Where this workflow generalizes — and where it doesn't

The Girassol workflow is the GOLD STANDARD for QI-favourable deepwater clastic plays:

  • Generalizes to: West African deepwater (Niger Delta deepwater, Equatorial Guinea, Ghana), Brazil Campos Basin Tertiary, Gulf of Mexico Miocene-Pliocene, Norwegian Sea Tertiary turbidites. Anywhere with bright AVO Class III on Pliocene-Miocene clastic reservoirs.
  • Does NOT generalize to: tight gas sands (Class II AVO, ambiguous fluid signal); carbonate reservoirs (different rock physics, often non-Class III); over-pressured Paleogene sands with complex AVO; reservoirs in heavily faulted compartments where compartment-by-compartment uncertainty dominates over QI signal.
  • The Girassol-style workflow is also the template for CO2 storage screening. Replace "is there oil here?" with "is the storage reservoir present + sealed + structurally closed?" — same three-leg test, slightly different attributes.

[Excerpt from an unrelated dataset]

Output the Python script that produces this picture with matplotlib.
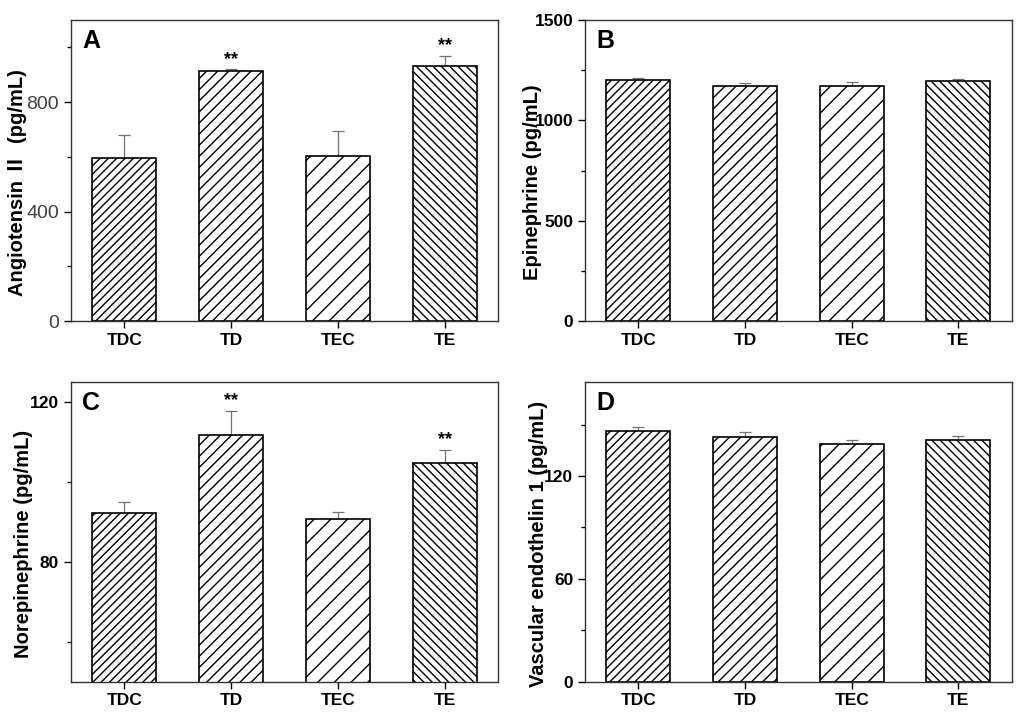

§9.1 demonstrates the simplest case of the integrated QI workflow: a QI-favourable play with clear AVO signal, where all the building blocks of Parts 0-8 cooperate to produce a confident drill ranking. The next capstones add complications: §9.2 brings in the time dimension (4D production monitoring); §9.3 adds imaging difficulty (subsalt); §9.4 brings completion engineering (unconventional shale); §9.5 combines multiple challenges (pre-salt carbonate); §9.6 closes the textbook with the energy-transition capstone (Sleipner).

References

  • Posamentier, H. W., & Kolla, V. (2003). Seismic geomorphology and stratigraphy of depositional elements in deep-water settings. Journal of Sedimentary Research, 73(3), 367–388.
  • Mavko, G., Mukerji, T., & Dvorkin, J. (2009). The Rock Physics Handbook (2nd ed.). Cambridge University Press.
  • Hilterman, F. (2001). Seismic Amplitude Interpretation. SEG/EAGE Distinguished Instructor Short Course.
  • Foster, D. J., Keys, R. G., & Lane, F. D. (2010). Interpretation of AVO anomalies. Geophysics, 75(5), 75A3–75A13.